I took a university course for the first time in my life and learned much. The course, How to Edit and Rewrite Your Novel, was offered online through UBC and led by Annabelle Lyons and Nancy Lee. Have I put my new-found knowledge to use? No, and do you know why? I was busy.
One of the personal essays I wrote years ago that was published in Women’s World Weekly came back around at the end of 2019 when it was republished in a special limited holiday production called Angels Among Us.
I spent some time learning how to write a new form of Japanese writing called haibun. In essence, haibun is a prose piece of writing with enhanced thought added in the form of a haiku. My first published haibun was in The Haibun Journal of Ireland. Have I done others? Well, yes, I’ve written more of them because they combine two things I love, short prose and haiku. Have I pushed to publish more? No, did I mention I’ve been busy?

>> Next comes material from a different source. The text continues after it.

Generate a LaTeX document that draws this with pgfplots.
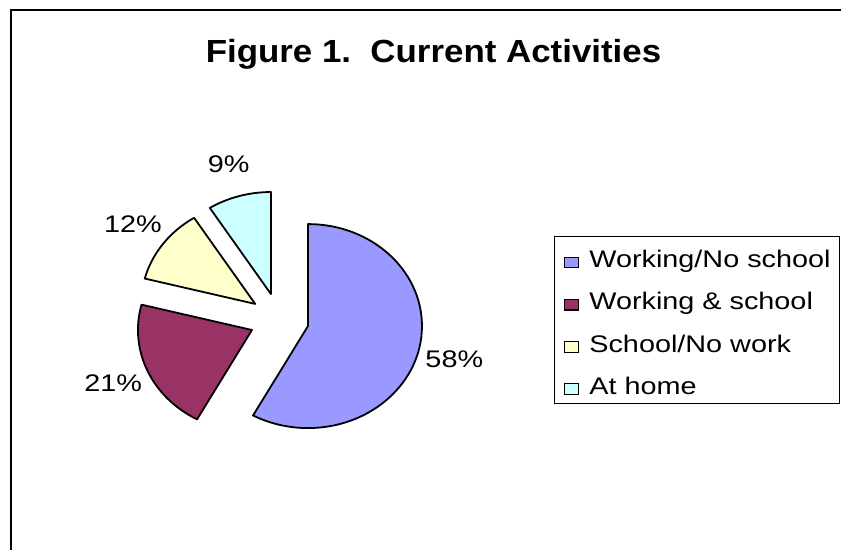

In March of this year I was chosen to fill the shoes of previous poet laureates, Roger Nash, Daniel Aubin, Thomas Leduc, Kim Fahner and Chloe La Duchesse. As Greater Sudbury’s Sixth Poet Laureate, I made a game plan and was thinking ahead when Covid19 stopped the forward movement. I know what you’re thinking, I wasn’t so busy then, was I? You’d be right. But then there was all that isolation to contend with.
So, I got busy writing Covid19 poetry, isolation poetry, and questionable future poetry. Where will all of this end? With a vaccine, of course. We just need to social distance, wear our masks, use our noodles and good things will come, as they do, to those who wait.
My circle of ten, includes members of the Copper Cliff group of writers who used to meet at the library. The other day we had a socially distant gathering in my side yard. It was great.
Now that my website is secure, my motivation has been found, my garden is planted and growing, I will be more likely to keep up to date. Unless I get busy, because we’ve seen what happens then, the gap between posts widens and widens.